Ein "echter Mann"? Lieber fürsorglich als toxisch männlich

„Wann ist ein Mann ein Mann?“, fragt Herbert Grönemeyer in seinem Lied „Männer“. Eine Frage, die sich viele Männer und Burschen stellen. Die Antwort darauf ist komplex.
Gefunden wird sie in einem Männerbild. „Ein solches gibt Orientierung für das geschlechtsspezifische Verhalten von männlich gelesenen Personen“, erklärt Erich Lehner, Psychotherapeut und Vorstandsvorsitzender des Dachverbandes für Männerarbeit (DMÖ).
Männlichkeit: Dominanz und Konkurrenz
„Wir gehen davon aus, dass Männlichkeit abseits von biologischen Merkmalen nicht angeboren ist, sondern es eine soziale Konstruktion gibt. Es werden im sozialen Zusammenleben bestimmte Verhaltensweisen entwickelt“, so Lehner. Am besten könne man solche Verhaltensweisen in Bildern wiedergeben, jeder Mann habe sein eigenes entworfen. Sie seien daher vielfältig. Allerdings gebe es ein vorherrschendes Bild in der Gesellschaft: Die hegemoniale Männlichkeit. „Sie besteht aus drei Teilen: Dominanz, Konkurrenz, Hierarchie“, erklärt der Experte.
Er beschreibt eine Alltagssituation: „Ein Bub kommt aus der Schule und erzählt, dass ein anderer böse zu ihm war. Dem Bub wird gesagt: ,Du musst dich wehren‘. Ein Mädchen wird in derselben Situation wahrscheinlich umarmt. Dadurch kommt es zur Dominanz-Männlichkeit, dann kommt es zur Konkurrenz und diese lässt sich am ehesten durch Hierarchie ordnen.“
Das sei das Männerbild, das in Österreich vorherrscht – eines, das vielen widerstrebt. Etwa Jakob Allinger (32), er hat gemeinsam mit anderen 2021 den Verein „CoBros“ in Wien gegründet. „Wir wollen fürsorgliche Männlichkeitsbilder fördern und in den Mainstream bringen“, erklärt er.

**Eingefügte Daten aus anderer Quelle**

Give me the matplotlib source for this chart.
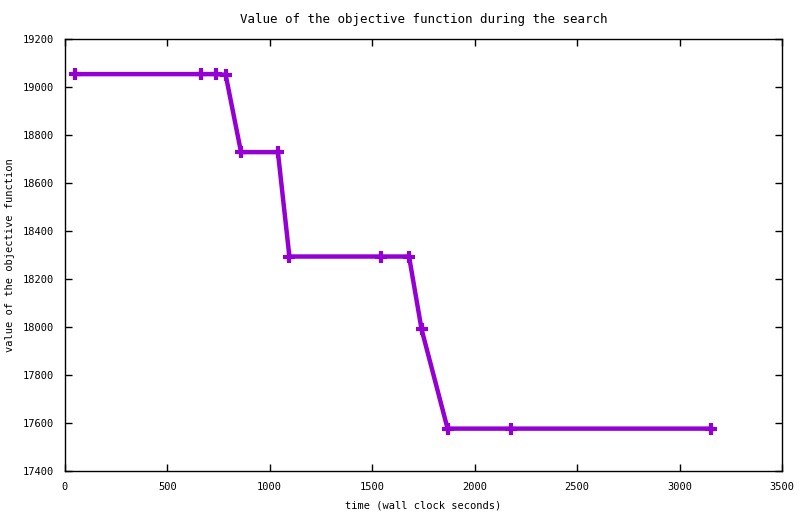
import matplotlib
matplotlib.use("Agg")
import matplotlib.pyplot as plt

# time (wall clock seconds) and objective value
times = [50, 667, 736, 785, 860, 1040, 1096, 1543, 1680, 1741, 1868, 2177, 3153]
values = [19055, 19055, 19055, 19052, 18730, 18730, 18295, 18295, 18295, 17992, 17578, 17578, 17578]

plt.rcParams['font.family'] = ['DejaVu Sans Mono']
plt.rcParams['font.size'] = 7.5

fig = plt.figure(figsize=(8, 5.14), dpi=100)
ax = fig.add_axes([0.081, 0.083, 0.8965, 0.8405])

ax.plot(times, values, color='#9400D3', linewidth=3.2, marker='+',
        markersize=9, markeredgewidth=3)

ax.set_xlim(0, 3500)
ax.set_ylim(17400, 19200)
ax.set_xticks(range(0, 3501, 500))
ax.set_yticks(range(17400, 19201, 200))
ax.tick_params(direction='in', top=True, right=True, length=5, width=1, pad=8)
for s in ax.spines.values():
    s.set_linewidth(1)

ax.set_title("Value of the objective function during the search", pad=12)
ax.set_xlabel("time (wall clock seconds)", labelpad=6)
ax.set_ylabel("value of the objective function", labelpad=5)

fig.savefig("out.png", dpi=100)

Deswegen bieten sie Männern Räume zum Austausch, wovon es zu wenige gibt: „Räume, in denen man nichts vorgeben muss, wo man geschätzt wird für das, was man ist, wo man in Verbindung mit anderen Männern gehen kann. Ohne eine Rolle zu spielen und von Rollenbildern geprägte Erwartung erfüllen zu müssen. Es geht auch darum, Männlichkeitsnormen im eigenen Leben und der Gesellschaft zu reflektieren – und daraus Handlungen im eigenen Leben abzuleiten oder diese bewusst nicht zu setzen“, führt er aus.

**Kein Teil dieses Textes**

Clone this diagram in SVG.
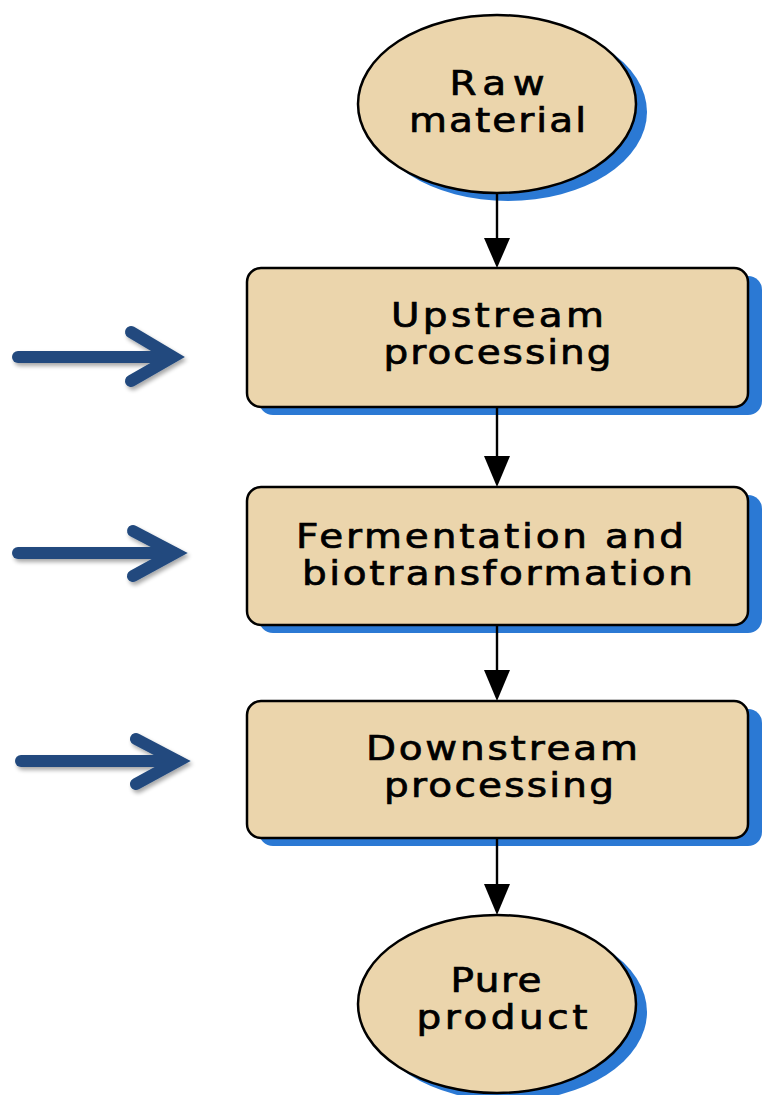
<svg xmlns="http://www.w3.org/2000/svg" width="769" height="1095" viewBox="0 0 769 1095">
<defs>
<style>
.shadow{fill:#2b79d4}
.node{fill:#ebd5ac;stroke:#000;stroke-width:2.5}
.lbl{font-family:"DejaVu Sans","Liberation Sans",sans-serif;font-size:33px;fill:#000;stroke:#000;stroke-width:0.7;text-anchor:middle}
.conn{stroke:#000;stroke-width:2.4;fill:none}
.head{fill:#000}
.blue{stroke:#224a7e;stroke-width:12;fill:none;stroke-linecap:round;stroke-linejoin:miter}
</style>
<filter id="ds" x="-10%" y="-30%" width="130%" height="180%">
<feGaussianBlur in="SourceAlpha" stdDeviation="2"/>
<feOffset dx="2" dy="3" result="b"/>
<feComponentTransfer><feFuncA type="linear" slope="0.35"/></feComponentTransfer>
<feMerge><feMergeNode/><feMergeNode in="SourceGraphic"/></feMerge>
</filter>
</defs>
<rect width="769" height="1095" fill="#fff"/>

<g id="raw-material">
<ellipse class="shadow" cx="508" cy="112" rx="139" ry="89"/>
<ellipse class="node" cx="497" cy="104" rx="139" ry="89"/>
<text class="lbl" transform="translate(497,0) scale(1.18,1)"><tspan x="0" y="95" textLength="80.5" lengthAdjust="spacing">Raw</tspan><tspan x="0.4" y="132" textLength="150" lengthAdjust="spacing">material</tspan></text>
</g>

<g id="upstream">
<rect class="shadow" x="259" y="276" width="503" height="139" rx="14"/>
<rect class="node" x="247" y="268" width="501" height="139" rx="14"/>
<text class="lbl" transform="translate(497,0) scale(1.18,1)"><tspan x="0.4" y="327" textLength="180.5" lengthAdjust="spacing">Upstream</tspan><tspan x="0.4" y="364" textLength="193.2" lengthAdjust="spacing">processing</tspan></text>
</g>

<g id="fermentation">
<rect class="shadow" x="259" y="495" width="503" height="138" rx="14"/>
<rect class="node" x="247" y="487" width="501" height="138" rx="14"/>
<text class="lbl" transform="translate(497,0) scale(1.18,1)"><tspan x="-5.9" y="548" textLength="328.8" lengthAdjust="spacing">Fermentation and</tspan><tspan x="0.4" y="585" textLength="331.4" lengthAdjust="spacing">biotransformation</tspan></text>
</g>

<g id="downstream">
<rect class="shadow" x="259" y="709" width="503" height="137" rx="14"/>
<rect class="node" x="247" y="701" width="501" height="137" rx="14"/>
<text class="lbl" transform="translate(497,0) scale(1.18,1)"><tspan x="4.2" y="760" textLength="230.5" lengthAdjust="spacing">Downstream</tspan><tspan x="1.7" y="797" textLength="194.9" lengthAdjust="spacing">processing</tspan></text>
</g>

<g id="pure-product">
<ellipse class="shadow" cx="508" cy="1012" rx="139" ry="89"/>
<ellipse class="node" cx="497" cy="1004" rx="139" ry="89"/>
<text class="lbl" transform="translate(497,0) scale(1.18,1)"><tspan x="-0.85" y="992" textLength="77.1" lengthAdjust="spacing">Pure</tspan><tspan x="4.2" y="1029" textLength="144.9" lengthAdjust="spacing">product</tspan></text>
</g>

<g id="connectors">
<line class="conn" x1="497" y1="193" x2="497" y2="240"/>
<polygon class="head" points="484,238 510,238 497,268"/>
<line class="conn" x1="497" y1="407" x2="497" y2="458"/>
<polygon class="head" points="484,456 510,456 497,487"/>
<line class="conn" x1="497" y1="625" x2="497" y2="672"/>
<polygon class="head" points="484,670 510,670 497,701"/>
<line class="conn" x1="497" y1="838" x2="497" y2="886"/>
<polygon class="head" points="484,884 510,884 497,915"/>
</g>

<g id="input-arrows" filter="url(#ds)">
<line class="blue" x1="18" y1="357" x2="172" y2="357"/>
<polyline class="blue" points="131,332 173,357 131,381"/>
<line class="blue" x1="18" y1="553" x2="174" y2="553"/>
<polyline class="blue" points="133,531 175,553 133,576"/>
<line class="blue" x1="21" y1="761" x2="177" y2="761"/>
<polyline class="blue" points="136,739 178,761 136,784"/>
</g>
</svg>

Gewalt unter Männern: Caring Masculinity als Gegenentwurf
„Viele leiden unter falschen Rollenbildern, schließlich reproduzieren sie diese und geraten dann oftmals in eine Spirale aus Sucht und Gewalt“, so Allinger. Psychotherapeut Lehner betont: „Wenn es zu Gewalt kommt, sind in erster Linie die Männer die Täter. So lange das Dominanz-Männlichkeitsbild vorherrschend ist, werden immer Männer zur Gewalt greifen, da ist es wichtig, die Caring Masculinities zu fördern.“ Die „fürsorgliche Männlichkeit“ ist ein gewaltfreies Männlichkeitsmodell, das über traditionelle Rollenbilder hinausgeht. Fürsorge, Empathie und Verantwortungsbewusstsein werden betont.
CoBros setzt auch auf Burschenarbeit. Es sei wichtig, mit Jugendlichen zu arbeiten und fürsorgliche Männerbilder an die nächste Generation weiterzugeben. In den Mittelschulen seien Gewaltbereitschaft, übergriffiges Verhalten gegenüber Mädchen oder fehlender Respekt vor Lehrerinnen Indikatoren für Handlungsbedarf. „Wir halten Workshops in Wiener Schulen und Ausbildungsstellen. Burschen und junge Männer sollen die Werte und die relevanten Skills bekommen, die sie brauchen, um ein gutes Leben für sich und ihr Umfeld führen zu können“, so der 32-Jährige.
Social Media sei dabei ein bedeutsamer Faktor. „Beinahe jeder kennt Andrew Tate (Anm.: Influencer, der als Alphamann und Frauenhasser gilt). Fehlende Vaterfiguren oder männliche Vorbilder im Umfeld machen es für solche Männer einfacher, Jugendliche zu radikalisieren und für ihre Zwecke zu benutzen“, erklärt Allinger.
CoBros wollen ein Gegenstück dazu in der Social Media Welt etablieren – einen eigenen Tiktok-Kanal und eine Online-Community aufbauen.